The ratification parades were sacramental--symbolic venerations, acts of faith. From the beginning people saw the Constitution as a kind of sacred text for a civil society. Indeed, the voice of the Constitution is scriptural. It ordains. It empowers itself to give law endlessly into the future. Like the Bible, it requires interpretive commentaries that themselves have the authority of law because its principles must be applied to a multitude of situations. And where its prophecy has been false, as in the infamous Article IV, which made a slave in one state a slave in all, the national calamity of a civil war ensued before the text could be amended.
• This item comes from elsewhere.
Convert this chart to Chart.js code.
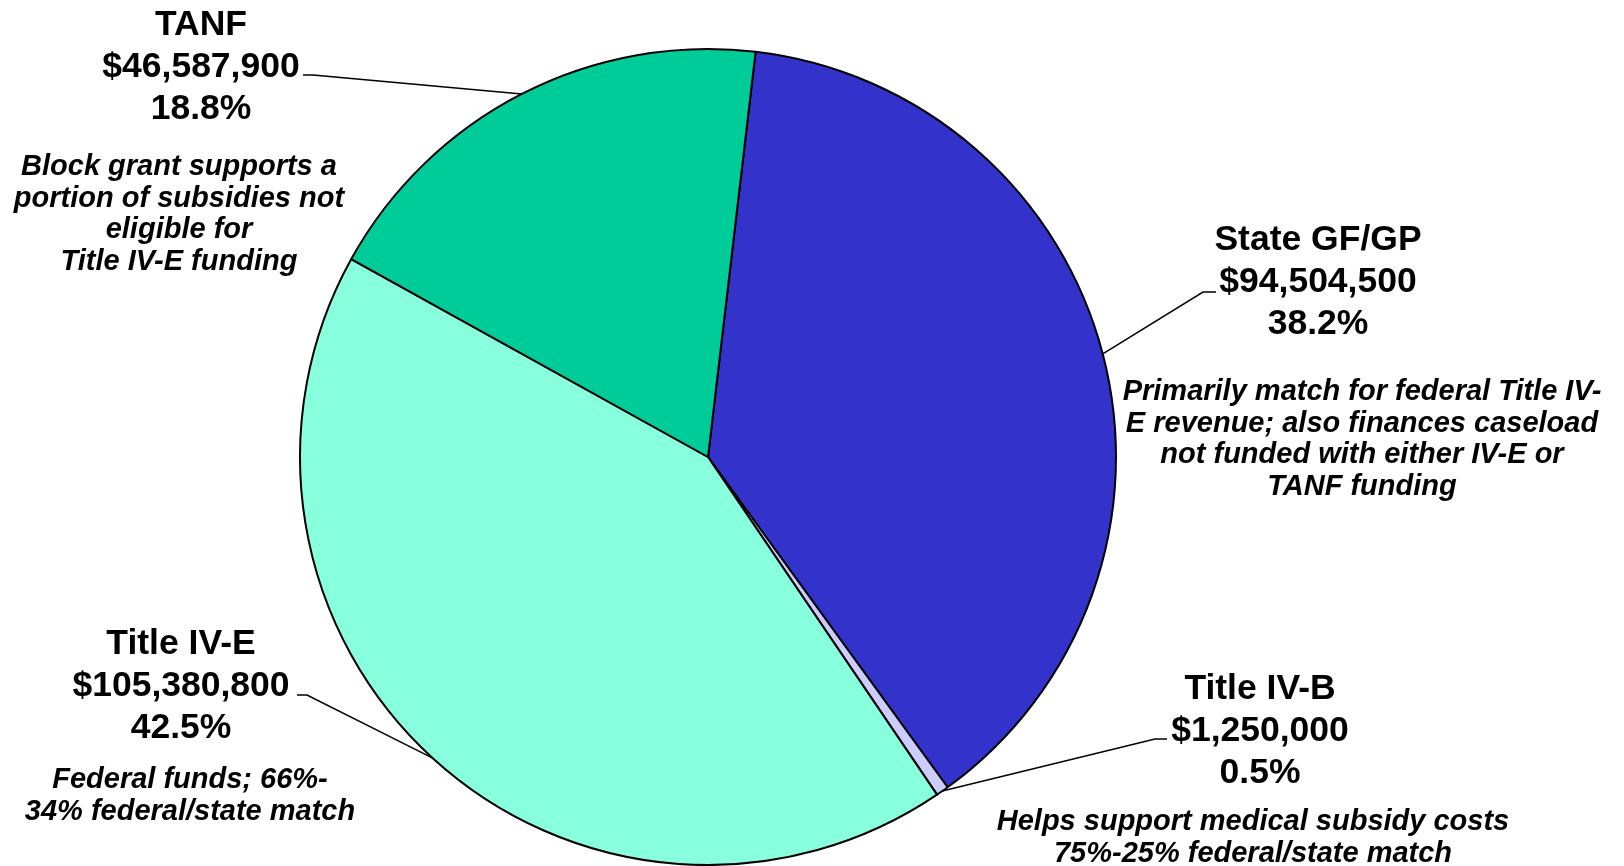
<!DOCTYPE html>
<html>
<head>
<meta charset="utf-8">
<script src="https://cdn.jsdelivr.net/npm/chart.js@4/dist/chart.umd.min.js"></script>
<style>
html,body{margin:0;padding:0;background:#fff;}
canvas{display:block;}
</style>
</head>
<body>
<canvas id="c" width="1624" height="866"></canvas>
<script>
// ---- data ----
const categories = ["State GF/GP", "Title IV-B", "Title IV-E", "TANF"];
const amounts = [94504500, 1250000, 105380800, 46587900];
const percentLabels = ["38.2%", "0.5%", "42.5%", "18.8%"];
const notes = [
  ["Primarily match for federal Title IV-", "E revenue; also finances caseload", "not funded with either IV-E or", "TANF funding"],
  ["Helps support medical subsidy costs", "75%-25% federal/state match"],
  ["Federal funds; 66%-", "34% federal/state match"],
  ["Block grant supports a", "portion of subsidies not", "eligible for", "Title IV-E funding"]
];
const sliceColors = ["#3333CC", "#CCCCFF", "#88FFDD", "#00CC99"];

// ---- label layout (positions of text blocks and leader anchors) ----
const labelLayout = [
  {bx: 1318, by: 240, nx: 1362, ny: 392, ax: 1216, kx: 1203, ay: 292},
  {bx: 1260, by: 689, nx: 1253, ny: 822, ax: 1167, kx: 1155, ay: 739},
  {bx: 181,  by: 644, nx: 190,  ny: 780, ax: 297,  kx: 307,  ay: 695},
  {bx: 201,  by: 25,  nx: 179,  ny: 167, ax: 303,  kx: 313,  ay: 75}
];
const FONT = '"Liberation Sans", Arial, Helvetica, sans-serif';

const labelPlugin = {
  id: 'pieLabels',
  afterDatasetsDraw(chart) {
    const ctx = chart.ctx;
    const meta = chart.getDatasetMeta(0);
    ctx.save();
    meta.data.forEach((arc, i) => {
      const L = labelLayout[i];
      const mid = (arc.startAngle + arc.endAngle) / 2;
      const px = arc.x + Math.cos(mid) * arc.outerRadius;
      const py = arc.y + Math.sin(mid) * arc.outerRadius;
      // leader line
      ctx.strokeStyle = '#000';
      ctx.lineWidth = 1.5;
      ctx.beginPath();
      ctx.moveTo(L.ax, L.ay);
      ctx.lineTo(L.kx, L.ay);
      ctx.lineTo(px, py);
      ctx.stroke();
      // bold block
      ctx.fillStyle = '#000';
      ctx.textAlign = 'center';
      ctx.textBaseline = 'middle';
      ctx.font = 'bold 35.5px ' + FONT;
      const lines = [categories[i], '$' + amounts[i].toLocaleString('en-US'), percentLabels[i]];
      lines.forEach((t, j) => ctx.fillText(t, L.bx, L.by + j * 42));
      // italic note
      ctx.font = 'italic bold 29px ' + FONT;
      notes[i].forEach((t, j) => ctx.fillText(t, L.nx, L.ny + j * 31.5));
    });
    ctx.restore();
  }
};

new Chart(document.getElementById('c'), {
  type: 'pie',
  data: {
    labels: categories,
    datasets: [{
      data: amounts,
      backgroundColor: sliceColors,
      borderColor: '#000',
      borderWidth: 2,
      borderAlign: 'center'
    }]
  },
  options: {
    responsive: false,
    devicePixelRatio: 1,
    animation: false,
    rotation: 6.7,
    layout: {padding: {left: 299, right: 507, top: 48, bottom: 0}},
    plugins: {legend: {display: false}, tooltip: {enabled: false}}
  },
  plugins: [labelPlugin]
});
</script>
</body>
</html>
Today, the Constitution with its Bill of Rights and further amendments rules us with a set of behavioral prescriptions that, if we lived up to all of them, would make us a truly free and righteous people. When the ancient Hebrews broke their covenant they suffered a loss of identity and brought disaster upon themselves. Our burden too is unmistakably covenantal. We may point to our 200-some years of national survival as an open society, constitutionally sworn to a degree of free imaginative expression that few cultures in the world can tolerate; we may regard ourselves as an exceptional, historically self-correcting nation whose democratic values locate us just as surely as our geography... and yet we know at the same time that all through our history we have brutally excluded vast numbers of us from the shelter of the New Roof, we have broken our covenant again and again with a virtuosity verging on damnation and have been saved only by the sacrificial efforts of Constitution-reverencing patriots in government and out of government--Presidents, senators, Justices, abolitionists, muckrakers, suffragists, striking workers, civil rights activists.